Nicaragua also expressed sadness that Parties were repeating a process that they had previously gone through. There was need for more flexibility and political will for more progress in the negotiations. In relation to the Chair’s paper on the elements, it said that some elements were not ripe yet for inclusion and some were missing

Brazil said that a balanced set of decisions were needed for all elements of the BAP and for decisions in the two track negotiations. It was important to capture the essence of issues knowing that Cancun will not be the final word on all issues. It must however be a step forward. Hence, there was need to for an approach that moves with comprehensiveness but not with the exhaustion of all the elements. It said that the Chair’s paper on the possible elements provided a fair basis to continue work. It expressed hope for Parties in Cancun to be able to adopt a package of decisions for the sake of the multilateral system.

Saudi Arabia said that the Chair’s paper was in a way picking and choosing of elements and was not comprehensive in all the elements of the BAP. The elements must reflect what Parties were negotiating in the text.

Singapore said that any balanced outcome must address the legal form and a legally binding agreement and should not hasten the demise of the Kyoto Protocol

Mexico said that as the incoming Presidency of the COP in Cancun, there was need to admit that Parties were not making enough progress. The package for Cancun must truly be a package that can deliver immediate action for implementation of the Convention and should built on a legally binding agreement. It also needs to be one that addresses the two negotiating tracks.

Belgium for the European Union said that for a balanced package, it was clear this was without prejudice to the legally binding outcome for both negotiating tracks for all Parties. In mitigation and MRV, it said that there had been no progress. It said there was need to understand the mitigation pledges in the AWG-LCA track. There was not enough progress and balance between paragraphs 1(b)(i) and 1(b)(ii).

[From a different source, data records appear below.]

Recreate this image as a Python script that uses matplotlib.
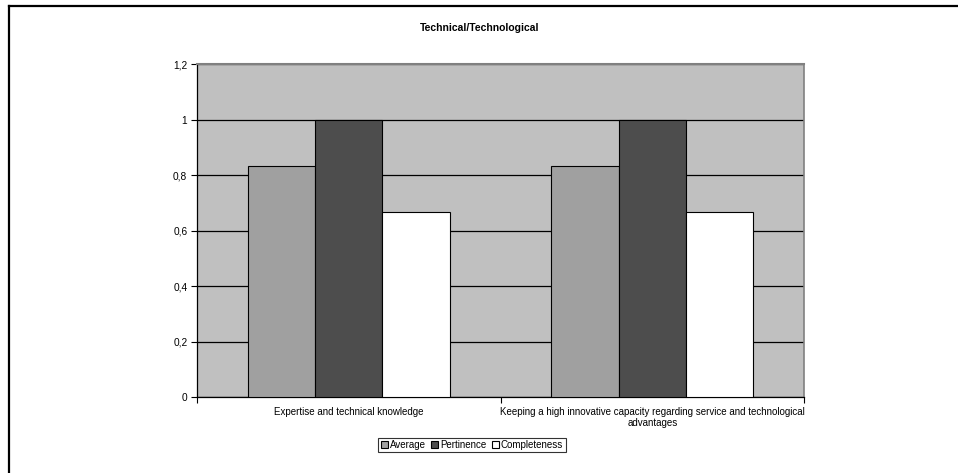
import matplotlib
matplotlib.use('Agg')
import matplotlib.pyplot as plt
import numpy as np
from matplotlib.lines import Line2D
from matplotlib.ticker import FuncFormatter, FixedLocator, NullFormatter

plt.rcParams['font.family'] = ['Liberation Sans', 'DejaVu Sans']

# data
categories = ['Expertise and technical knowledge',
              'Keeping a high innovative capacity regarding service and technological\nadvantages']
series = ['Average', 'Pertinence', 'Completeness']
average = [0.8333, 0.8333]
pertinence = [1.0, 1.0]
completeness = [0.6667, 0.6667]
y_ticks = [0, 0.2, 0.4, 0.6, 0.8, 1.0, 1.2]

colors = ['#A0A0A0', '#4D4D4D', '#FFFFFF']

W, H = 958, 473
fig = plt.figure(figsize=(W / 100, H / 100), dpi=100)
fig.patch.set_facecolor('white')

# outer chart border (left and top only visible)
fig.add_artist(Line2D([9 / W, 9 / W], [0, 1 - 6 / H], color='black', lw=1.6,
                      transform=fig.transFigure))
fig.add_artist(Line2D([9 / W, 1], [1 - 6 / H, 1 - 6 / H], color='black', lw=1.6,
                      transform=fig.transFigure))

ax = fig.add_axes([197 / W, 1 - 397 / H, (804 - 197) / W, (397 - 64) / H])
ax.set_facecolor('#C0C0C0')

x = np.arange(len(categories))
bw = 0.222
for i, (vals, c) in enumerate(zip([average, pertinence, completeness], colors)):
    ax.bar(x + (i - 1) * bw, vals, width=bw, color=c, edgecolor='black',
           linewidth=0.8, label=series[i], zorder=3)

ax.set_xlim(-0.5, len(categories) - 0.5)
ax.set_ylim(0, 1.2)
ax.set_yticks(y_ticks)
ax.yaxis.set_major_formatter(FuncFormatter(lambda v, p: ('%g' % v).replace('.', ',')))
ax.yaxis.grid(True, color='black', linewidth=0.9, zorder=1)
ax.set_axisbelow(True)

# category axis: ticks at boundaries, labels at centers
ax.xaxis.set_major_locator(FixedLocator([-0.5, 0.5, 1.5]))
ax.xaxis.set_major_formatter(NullFormatter())
ax.xaxis.set_minor_locator(FixedLocator(list(x)))
ax.set_xticklabels(categories, minor=True, fontsize=7)
ax.tick_params(axis='x', which='major', length=4, width=0.8, direction='out')
ax.tick_params(axis='x', which='minor', length=0, pad=7)
ax.tick_params(axis='y', length=4, width=0.8, direction='out', labelsize=7.3, pad=3)

for s in ['left', 'bottom']:
    ax.spines[s].set_color('black')
    ax.spines[s].set_linewidth(0.9)
ax.spines['top'].set_color('#808080')
ax.spines['top'].set_linewidth(1.5)
ax.spines['right'].set_color('#808080')
ax.spines['right'].set_linewidth(1.2)

fig.text(480 / W, 1 - 28 / H, 'Technical/Technological', ha='center', va='center',
         fontsize=7.5, fontweight='bold')

leg = ax.legend(loc='center', bbox_to_anchor=(472 / W, 1 - 445 / H),
                bbox_transform=fig.transFigure, ncol=3, fontsize=7, frameon=True,
                fancybox=False, edgecolor='black', handlelength=0.7, handleheight=0.7,
                handletextpad=0.2, columnspacing=0.6, borderpad=0.25,
                borderaxespad=0)
leg.get_frame().set_linewidth(0.8)

fig.savefig('out.png', dpi=100)
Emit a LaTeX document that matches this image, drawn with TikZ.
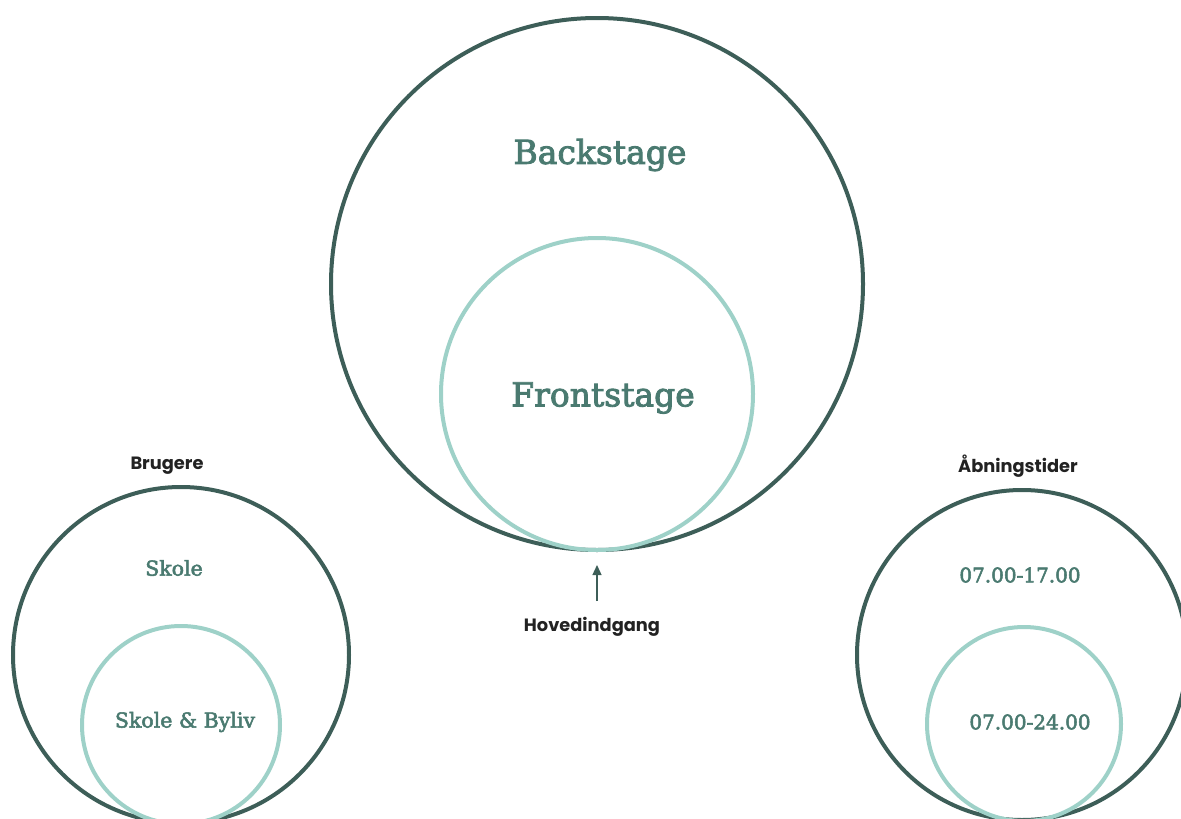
\documentclass[tikz,border=0pt]{standalone}
\usepackage{fontspec}
\setmainfont{DejaVu Serif}
\newfontfamily\ringfont{DejaVu Serif}[BoldFont={DejaVu Serif}, BoldFeatures={FakeBold=2.6}]
\newfontfamily\labelfont{Poppins}
\usetikzlibrary{arrows.meta}
\definecolor{darkring}{HTML}{3D5E58}
\definecolor{lightring}{HTML}{9ED1C8}
\definecolor{ringtext}{HTML}{4A7A70}
\definecolor{labeltext}{HTML}{222222}
\tikzset{
  outerring/.style={draw=darkring, line width=4pt, circle, inner sep=0pt},
  innerring/.style={draw=lightring, line width=4pt, circle, inner sep=0pt},
  ringlabel/.style={text=ringtext, inner sep=0pt},
  headlabel/.style={text=labeltext, font=\labelfont\bfseries\fontsize{17.8}{20}\selectfont, inner sep=0pt},
}
\begin{document}
\begin{tikzpicture}[x=1pt,y=-1pt]
\useasboundingbox (0,0) rectangle (1181,819);
% centre
\node[outerring, minimum size=532pt] (bigout) at (597,284) {};
\node[innerring, minimum size=312pt] (bigin) at (597,394) {};
\node[ringlabel, font=\ringfont\bfseries\fontsize{33}{38}\selectfont] (back) at (600,155) {Backstage};
\node[ringlabel, font=\ringfont\bfseries\fontsize{33}{38}\selectfont] (front) at (603,398) {Frontstage};
\node[headlabel] (hoved) at (592,627) {Hovedindgang};
\coordinate (arrowstart) at (597,601);
\coordinate (arrowend) at (597,565);
\draw[darkring, line width=1.3pt, -{Triangle[length=10pt,width=9pt]}] (arrowstart) -- (arrowend);
% left
\node[outerring, minimum size=336pt] (leftout) at (181,655) {};
\node[innerring, minimum size=198pt] (leftin) at (181,725) {};
\node[headlabel] (brugere) at (167,466) {Brugere};
\node[ringlabel, font=\ringfont\bfseries\fontsize{20.5}{24}\selectfont] (skole) at (174,568) {Skole};
\node[ringlabel, font=\ringfont\bfseries\fontsize{20.5}{24}\selectfont] (skoleby) at (185,722) {Skole \& Byliv};
% right
\node[outerring, minimum size=330pt] (rightout) at (1022,655) {};
\node[innerring, minimum size=194pt] (rightin) at (1024,724) {};
\node[headlabel] (aabning) at (1018,466) {Åbningstider};
\node[ringlabel, font=\ringfont\bfseries\fontsize{20}{24}\selectfont] (t1) at (1020,575) {07.00-17.00};
\node[ringlabel, font=\ringfont\bfseries\fontsize{20}{24}\selectfont] (t2) at (1030,722) {07.00-24.00};
\end{tikzpicture}
\end{document}
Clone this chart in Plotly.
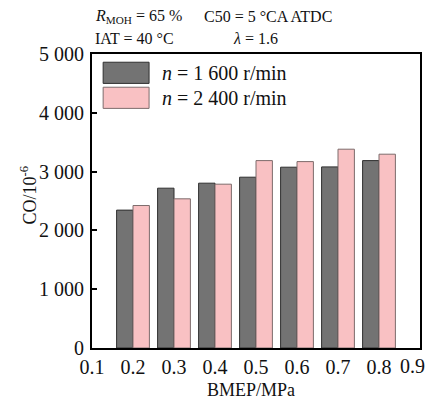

The United States said that at this stage of the process, it appeared as if Parties were bogged down. It said that it was foolish to waste time in areas where there is no agreement. It said that vast countries have associated with the Copenhagen Accord which was balanced in key issues and key elements for all Parties. Referring to the Accord, the US said that there was balance in the context of mitigation for both developed and developing countries, transparency in relation to MRV of supported actions and of support, and for unsupported actions, the ICA. There was also balance in relation to finance. It said that there was need to start from the Copenhagen Accord and if Parties did, there would be time to have an outcome. If not, the process was unhelpful. It said that the process must work on the hard areas and negotiate agreement.

The US said that a number of countries had referred to its domestic realities and it stressed that it was committed to continuing its efforts on reducing GHGs and in being fully engaged in meeting its mitigation and finance commitments.

Australia said that for the Umbrella Group, mitigation, MRV, ICA, REDD-plus, finance and technology are all part of a carefully designed package. It said that there has not been progress in relation to mitigation, MRV and ICA and asked for focus on these issues. There was need for affirmation of the mitigation pledges of developed and developing countries and for update of the pledges in the AWG-LCA and also the Kyoto Protocol. It stressed the need for an operational framework for MRV and ICA.

Japan said that more time should not be used in relation to the negotiating text as there would be no progress but instead, time should be used to extract the elements for decisions by the Conference of Parties in Cancun which are based on the Copenhagen Accord. It said that the Chair of the AWG-LCA should put effort in drafting decisions for Cancun.

Russia said that the results of work were below expectations. It was seeking a comprehensive treaty outcome encompassing all Parties and there was a need for a set of decisions to design this.